Write each line of the material exactly as given, from the top through the line that contains "from bokeh.resources import INLINE", and omit all pictures.

◆ ◆ ◆

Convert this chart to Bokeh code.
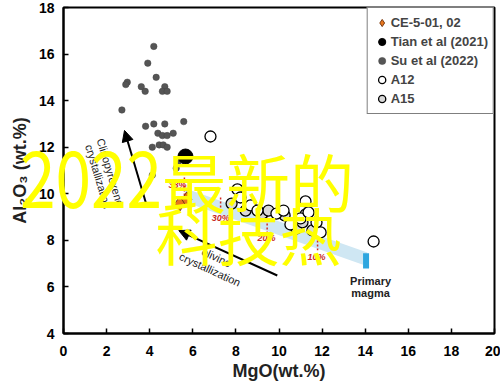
from bokeh.plotting import figure
from bokeh.layouts import column
from bokeh.models import Range1d, Legend, LegendItem, Label, Arrow, NormalHead, FixedTicker, Div
from bokeh.core.properties import value
from bokeh.embed import file_html
from bokeh.resources import INLINE

# ---------------- data ----------------
x_ticks = [0, 2, 4, 6, 8, 10, 12, 14, 16, 18, 20]
y_ticks = [4, 6, 8, 10, 12, 14, 16, 18]

su_mgo = [4.19, 3.91, 4.30, 2.96, 2.89, 3.61, 3.79, 4.70, 4.59, 4.81, 2.71, 5.58, 3.81,
          4.19, 4.70, 4.38, 4.59, 4.81, 5.09, 4.12, 4.44, 4.63, 4.81, 5.30, 5.23, 4.12]
su_al = [16.33, 15.61, 15.00, 14.79, 14.69, 14.60, 14.40, 14.60, 14.40, 14.40, 13.60, 13.10, 12.90,
         13.00, 13.00, 12.60, 12.50, 12.50, 12.60, 12.00, 12.10, 12.10, 12.00, 11.30, 11.10, 10.80]

tian_mgo = [5.66]
tian_al = [11.6]

ce_mgo = [5.40, 5.72]
ce_al = [9.58, 9.76]

a12_mgo = [6.82, 8.07, 8.21, 8.68, 9.00, 9.88, 10.21, 10.53, 11.00, 11.23, 11.37, 11.74, 11.93, 14.39]
a12_al = [12.46, 10.19, 9.84, 9.50, 9.28, 9.15, 9.28, 8.68, 8.94, 9.67, 9.20, 8.77, 8.34, 7.95]

a15_mgo = [7.80, 8.45, 9.23, 9.51, 10.26, 10.81, 11.23, 11.55, 11.09]
a15_al = [9.58, 9.28, 9.15, 9.28, 9.07, 8.51, 9.11, 8.43, 8.77]

band_mgo = [5.6, 14.0]
band_al = [9.95, 7.22]

primary_mgo = [14.04]
primary_al = [7.12]
primary_span = [0.65]

pct_labels = ["38%", "30%", "20%", "10%"]
pct_line_mgo = [5.61, 7.29, 9.45, 11.79]
pct_line_top = [10.70, 9.84, 9.07, 8.17]
pct_line_bot = [9.63, 9.20, 8.34, 7.57]
pct_text_mgo = [5.29, 7.30, 9.42, 11.74]
pct_text_al = [10.36, 8.98, 8.12, 7.27]

cpx_arrow = [3.88, 9.43, 2.83, 12.72]     # x0, y0, x1, y1
ol_arrow = [9.92, 6.49, 5.35, 8.42]

# ---------------- figure ----------------
W, H = 500, 392
p = figure(width=W, height=H, output_backend="svg", toolbar_location=None,
           x_range=Range1d(0, 20), y_range=Range1d(4, 18),
           min_border_left=63, min_border_right=6, min_border_top=7, min_border_bottom=59)
p.grid.visible = False
p.background_fill_color = "white"
p.border_fill_color = "white"
p.outline_line_color = "black"
p.outline_line_width = 2
p.outline_line_alpha = 1

for ax in (p.xaxis[0], p.yaxis[0]):
    ax.major_tick_in = 5
    ax.major_tick_out = 0
    ax.minor_tick_in = 0
    ax.minor_tick_out = 0
    ax.axis_line_width = 2
    ax.major_tick_line_width = 1.5
    ax.major_label_text_font = "Liberation Sans"
    ax.major_label_text_font_style = "bold"
    ax.major_label_text_font_size = "14px"
    ax.major_label_text_color = "black"
    ax.axis_label_text_font = "Liberation Sans"
    ax.axis_label_text_font_style = "bold"
    ax.axis_label_text_font_size = "18px"
    ax.axis_label_text_color = "#222222"

p.xaxis.ticker = FixedTicker(ticks=x_ticks)
p.yaxis.ticker = FixedTicker(ticks=y_ticks)
p.xaxis.axis_label = "MgO(wt.%)"
p.yaxis.axis_label = "Al\u2082O\u2083 (wt.%)"
p.xaxis.major_label_standoff = 12
p.yaxis.major_label_standoff = 9
p.xaxis.axis_label_standoff = 2
p.yaxis.axis_label_standoff = 6

# band and primary magma
p.line(band_mgo, band_al, line_width=13, line_color="#cfe7f3", line_cap="butt")
p.rect(x=primary_mgo, y=primary_al, width=6, width_units="screen", height=primary_span,
       fill_color="#2ea6df", line_color=None)

# percentage markers
p.segment(x0=pct_line_mgo, y0=pct_line_top, x1=pct_line_mgo, y1=pct_line_bot,
          line_color="#d42a20", line_width=1.5, line_dash="2 2")
p.text(x=pct_text_mgo, y=pct_text_al, text=pct_labels, text_color="#c8281e",
       text_font=value("Liberation Sans"), text_font_style="bold italic",
       text_font_size="9px", text_align="center", text_baseline="middle")

# arrows
p.add_layout(Arrow(end=NormalHead(size=11, fill_color="black", line_color="black"),
                   x_start=cpx_arrow[0], y_start=cpx_arrow[1], x_end=cpx_arrow[2], y_end=cpx_arrow[3],
                   line_width=2, line_color="black"))
p.add_layout(Arrow(end=NormalHead(size=11, fill_color="black", line_color="black"),
                   x_start=ol_arrow[0], y_start=ol_arrow[1], x_end=ol_arrow[2], y_end=ol_arrow[3],
                   line_width=2, line_color="black"))

p.text(x=[2.18, 1.62], y=[10.92, 10.74], text=["Clinopyroxene", "crystallization"],
       angle=-1.28, text_font=value("Liberation Sans"), text_font_size="11px",
       text_color="#222222", text_align="center", text_baseline="middle")
p.text(x=[7.10, 6.80], y=[7.27, 6.75], text=["olivine", "crystallization"],
       angle=-0.43, text_font=value("Liberation Sans"), text_font_size="11px",
       text_color="#222222", text_align="center", text_baseline="middle")
p.text(x=[14.25, 14.25], y=[6.24, 5.72], text=["Primary", "magma"],
       text_font=value("Liberation Sans"), text_font_style="bold", text_font_size="11px",
       text_color="#222222", text_align="center", text_baseline="middle")

# data points
r_su = p.scatter(su_mgo, su_al, size=6.5, fill_color="#555555", line_color="#444444", line_width=0.5)
r_a15 = p.scatter(a15_mgo, a15_al, size=11, fill_color="#d8d8d8", line_color="black", line_width=1.3)
r_a12 = p.scatter(a12_mgo, a12_al, size=11, fill_color="white", line_color="black", line_width=1.3)
r_ce = p.scatter(ce_mgo, ce_al, marker="diamond", size=15, fill_color="#e8761e", line_color="#7a3a10", line_width=1)
r_tian = p.scatter(tian_mgo, tian_al, size=15, fill_color="black", line_color="black")

legend = Legend(items=[
    LegendItem(label="CE-5-01, 02", renderers=[r_ce]),
    LegendItem(label="Tian et al (2021)", renderers=[r_tian]),
    LegendItem(label="Su et al (2022)", renderers=[r_su]),
    LegendItem(label="A12", renderers=[r_a12]),
    LegendItem(label="A15", renderers=[r_a15]),
], location="top_right", margin=0, border_line_color="black", border_line_width=1.5,
    label_text_font="Liberation Sans", label_text_font_style="bold", label_text_font_size="13px",
    glyph_width=18, glyph_height=19, label_height=19, spacing=0, padding=5, label_standoff=0,
    background_fill_color="white", background_fill_alpha=1)
p.add_layout(legend)

# watermark, second line inside the frame
p.add_layout(Label(x=92, y=100, x_units="screen", y_units="screen", text="科技热",
                   text_font="Noto Sans CJK SC", text_font_size="62px", text_color="#ffff00",
                   text_baseline="alphabetic", level="overlay"))

# watermark, first line overlaps the axis area, so it is an overlaid text element
wm = Div(text='<span style="display:inline-block;transform:scaleY(1.22);'
              'transform-origin:50% 92%">2022</span>最新的',
         styles={
    "position": "absolute", "left": "20px", "top": "148px", "z-index": "10",
    "font-family": "'Noto Sans CJK SC'", "font-size": "64px", "line-height": "1",
    "color": "#ffff00", "white-space": "nowrap", "pointer-events": "none", "margin": "0"})

layout = column(p, wm, spacing=0)
open("out.html", "w").write(file_html(layout, INLINE))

◆ ◆ ◆

> OUTPUT OF THE TASK
Convert this chart to Bokeh code.
from bokeh.plotting import figure
from bokeh.layouts import column
from bokeh.models import Range1d, Legend, LegendItem, Label, Arrow, NormalHead, FixedTicker, Div
from bokeh.core.properties import value
from bokeh.embed import file_html
from bokeh.resources import INLINE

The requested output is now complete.